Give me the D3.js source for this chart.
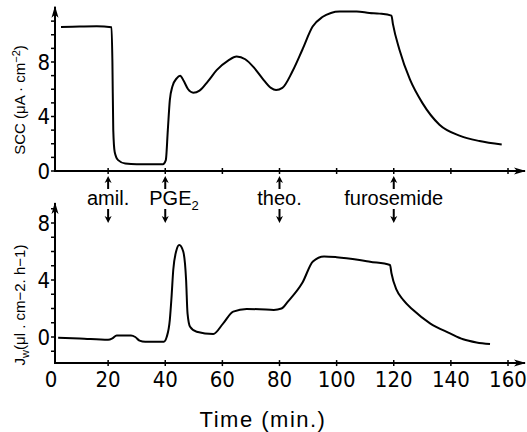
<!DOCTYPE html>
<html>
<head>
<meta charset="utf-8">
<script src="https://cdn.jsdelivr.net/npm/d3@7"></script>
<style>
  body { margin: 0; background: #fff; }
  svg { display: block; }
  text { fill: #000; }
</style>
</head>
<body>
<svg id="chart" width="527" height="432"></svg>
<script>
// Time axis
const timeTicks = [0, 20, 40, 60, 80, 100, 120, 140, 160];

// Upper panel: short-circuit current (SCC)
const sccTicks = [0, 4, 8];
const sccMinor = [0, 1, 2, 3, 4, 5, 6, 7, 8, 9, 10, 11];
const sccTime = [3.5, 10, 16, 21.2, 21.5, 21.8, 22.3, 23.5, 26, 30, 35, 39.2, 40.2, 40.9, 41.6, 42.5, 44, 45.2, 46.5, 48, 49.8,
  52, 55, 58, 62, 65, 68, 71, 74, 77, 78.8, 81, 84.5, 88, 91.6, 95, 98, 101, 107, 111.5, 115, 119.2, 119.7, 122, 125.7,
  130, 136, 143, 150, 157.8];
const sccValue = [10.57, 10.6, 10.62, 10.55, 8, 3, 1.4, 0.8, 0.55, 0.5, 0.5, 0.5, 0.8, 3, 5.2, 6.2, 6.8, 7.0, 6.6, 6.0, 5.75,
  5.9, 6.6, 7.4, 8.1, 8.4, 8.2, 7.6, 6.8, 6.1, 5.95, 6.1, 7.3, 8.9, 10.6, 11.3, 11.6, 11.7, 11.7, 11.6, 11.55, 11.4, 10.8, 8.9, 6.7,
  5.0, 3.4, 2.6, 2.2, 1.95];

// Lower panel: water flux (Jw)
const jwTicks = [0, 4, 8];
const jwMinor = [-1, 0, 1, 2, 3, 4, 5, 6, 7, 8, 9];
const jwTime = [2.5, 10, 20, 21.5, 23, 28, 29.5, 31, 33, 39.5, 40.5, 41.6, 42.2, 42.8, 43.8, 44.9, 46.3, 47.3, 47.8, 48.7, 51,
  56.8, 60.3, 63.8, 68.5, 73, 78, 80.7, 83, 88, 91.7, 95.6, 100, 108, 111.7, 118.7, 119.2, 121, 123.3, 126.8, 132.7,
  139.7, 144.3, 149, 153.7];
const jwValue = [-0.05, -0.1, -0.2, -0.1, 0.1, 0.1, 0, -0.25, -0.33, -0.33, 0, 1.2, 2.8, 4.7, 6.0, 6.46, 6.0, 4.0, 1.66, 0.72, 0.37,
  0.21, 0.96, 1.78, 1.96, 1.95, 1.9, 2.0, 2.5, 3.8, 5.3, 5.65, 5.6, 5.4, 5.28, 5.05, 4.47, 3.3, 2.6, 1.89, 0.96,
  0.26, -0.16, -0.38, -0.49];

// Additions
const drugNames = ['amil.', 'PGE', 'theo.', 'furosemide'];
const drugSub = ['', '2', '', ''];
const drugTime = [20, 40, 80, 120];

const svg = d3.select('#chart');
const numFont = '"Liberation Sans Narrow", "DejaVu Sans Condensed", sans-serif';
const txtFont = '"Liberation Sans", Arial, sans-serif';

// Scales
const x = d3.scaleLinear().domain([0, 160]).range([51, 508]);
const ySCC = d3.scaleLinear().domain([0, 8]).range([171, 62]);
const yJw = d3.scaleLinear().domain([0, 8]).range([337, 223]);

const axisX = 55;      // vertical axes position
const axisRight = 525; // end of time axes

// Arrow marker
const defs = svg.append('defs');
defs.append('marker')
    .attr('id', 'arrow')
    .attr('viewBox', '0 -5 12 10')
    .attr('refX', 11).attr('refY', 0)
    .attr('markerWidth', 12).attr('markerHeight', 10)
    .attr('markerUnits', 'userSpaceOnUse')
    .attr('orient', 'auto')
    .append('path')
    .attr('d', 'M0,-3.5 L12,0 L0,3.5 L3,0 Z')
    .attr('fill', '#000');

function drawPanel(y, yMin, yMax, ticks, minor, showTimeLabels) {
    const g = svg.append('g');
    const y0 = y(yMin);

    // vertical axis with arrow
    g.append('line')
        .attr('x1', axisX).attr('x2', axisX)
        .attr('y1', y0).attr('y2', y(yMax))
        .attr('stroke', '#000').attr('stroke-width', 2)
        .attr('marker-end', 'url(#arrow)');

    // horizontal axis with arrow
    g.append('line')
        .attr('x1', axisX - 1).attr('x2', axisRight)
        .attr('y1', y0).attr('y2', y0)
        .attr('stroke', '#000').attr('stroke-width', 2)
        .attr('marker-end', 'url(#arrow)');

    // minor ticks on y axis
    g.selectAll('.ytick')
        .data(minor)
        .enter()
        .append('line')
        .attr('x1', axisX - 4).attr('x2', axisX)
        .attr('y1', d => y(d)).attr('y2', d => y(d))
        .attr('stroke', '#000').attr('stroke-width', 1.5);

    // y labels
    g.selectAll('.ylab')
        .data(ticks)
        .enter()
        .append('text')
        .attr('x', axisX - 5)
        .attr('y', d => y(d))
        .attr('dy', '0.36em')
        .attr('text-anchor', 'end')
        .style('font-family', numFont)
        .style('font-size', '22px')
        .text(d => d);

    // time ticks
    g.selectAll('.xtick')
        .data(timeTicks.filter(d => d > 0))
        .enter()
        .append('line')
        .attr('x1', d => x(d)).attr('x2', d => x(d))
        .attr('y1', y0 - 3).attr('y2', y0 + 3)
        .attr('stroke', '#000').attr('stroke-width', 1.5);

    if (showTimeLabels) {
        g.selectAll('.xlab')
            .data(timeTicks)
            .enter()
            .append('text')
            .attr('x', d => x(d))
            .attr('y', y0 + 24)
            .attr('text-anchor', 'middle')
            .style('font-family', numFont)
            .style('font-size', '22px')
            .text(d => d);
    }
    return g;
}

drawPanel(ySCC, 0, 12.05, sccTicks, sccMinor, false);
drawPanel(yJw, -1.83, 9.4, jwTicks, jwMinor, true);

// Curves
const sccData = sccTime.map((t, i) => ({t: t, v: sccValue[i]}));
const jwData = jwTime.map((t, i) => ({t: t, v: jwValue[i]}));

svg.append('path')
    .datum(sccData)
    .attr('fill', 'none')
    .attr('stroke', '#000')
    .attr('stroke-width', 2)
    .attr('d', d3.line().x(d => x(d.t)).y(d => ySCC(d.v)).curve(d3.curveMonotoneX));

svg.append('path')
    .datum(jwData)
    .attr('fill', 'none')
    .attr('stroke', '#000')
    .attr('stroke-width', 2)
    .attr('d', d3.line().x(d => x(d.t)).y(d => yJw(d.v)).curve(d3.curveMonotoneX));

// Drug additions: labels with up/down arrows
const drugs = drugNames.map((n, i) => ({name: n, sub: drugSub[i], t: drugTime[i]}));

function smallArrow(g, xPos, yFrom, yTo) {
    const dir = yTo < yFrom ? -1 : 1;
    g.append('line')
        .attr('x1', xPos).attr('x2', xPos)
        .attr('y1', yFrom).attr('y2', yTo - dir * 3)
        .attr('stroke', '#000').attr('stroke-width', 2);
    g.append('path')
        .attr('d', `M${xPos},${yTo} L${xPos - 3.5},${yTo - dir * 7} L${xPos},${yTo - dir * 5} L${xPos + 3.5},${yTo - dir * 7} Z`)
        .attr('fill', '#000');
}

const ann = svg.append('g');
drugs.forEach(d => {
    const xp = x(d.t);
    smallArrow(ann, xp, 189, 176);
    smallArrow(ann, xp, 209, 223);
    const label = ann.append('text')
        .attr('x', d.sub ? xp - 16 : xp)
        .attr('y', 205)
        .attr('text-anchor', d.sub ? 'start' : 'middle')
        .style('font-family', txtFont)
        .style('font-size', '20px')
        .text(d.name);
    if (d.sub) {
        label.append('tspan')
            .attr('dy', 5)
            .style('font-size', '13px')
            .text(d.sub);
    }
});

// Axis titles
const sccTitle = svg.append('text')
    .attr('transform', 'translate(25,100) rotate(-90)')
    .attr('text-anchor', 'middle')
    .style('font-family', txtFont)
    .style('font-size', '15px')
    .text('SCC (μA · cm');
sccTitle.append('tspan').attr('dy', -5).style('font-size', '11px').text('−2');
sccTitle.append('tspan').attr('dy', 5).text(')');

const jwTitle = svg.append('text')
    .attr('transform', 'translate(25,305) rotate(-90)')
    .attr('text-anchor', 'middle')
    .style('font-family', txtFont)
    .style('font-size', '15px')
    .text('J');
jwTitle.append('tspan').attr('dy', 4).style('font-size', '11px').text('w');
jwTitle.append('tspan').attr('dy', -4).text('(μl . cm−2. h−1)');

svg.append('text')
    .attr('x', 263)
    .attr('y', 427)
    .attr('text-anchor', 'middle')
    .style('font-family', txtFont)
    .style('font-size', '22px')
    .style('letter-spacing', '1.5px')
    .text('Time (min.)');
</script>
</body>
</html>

Exercise aim:
Emit the lines of the material exactly, from its first line to the line containing "120, 140, 160];", inclusive; leave every picture out.

Reply to the exercise:
Give me the D3.js source for this chart.
<!DOCTYPE html>
<html>
<head>
<meta charset="utf-8">
<script src="https://cdn.jsdelivr.net/npm/d3@7"></script>
<style>
  body { margin: 0; background: #fff; }
  svg { display: block; }
  text { fill: #000; }
</style>
</head>
<body>
<svg id="chart" width="527" height="432"></svg>
<script>
// Time axis
const timeTicks = [0, 20, 40, 60, 80, 100, 120, 140, 160];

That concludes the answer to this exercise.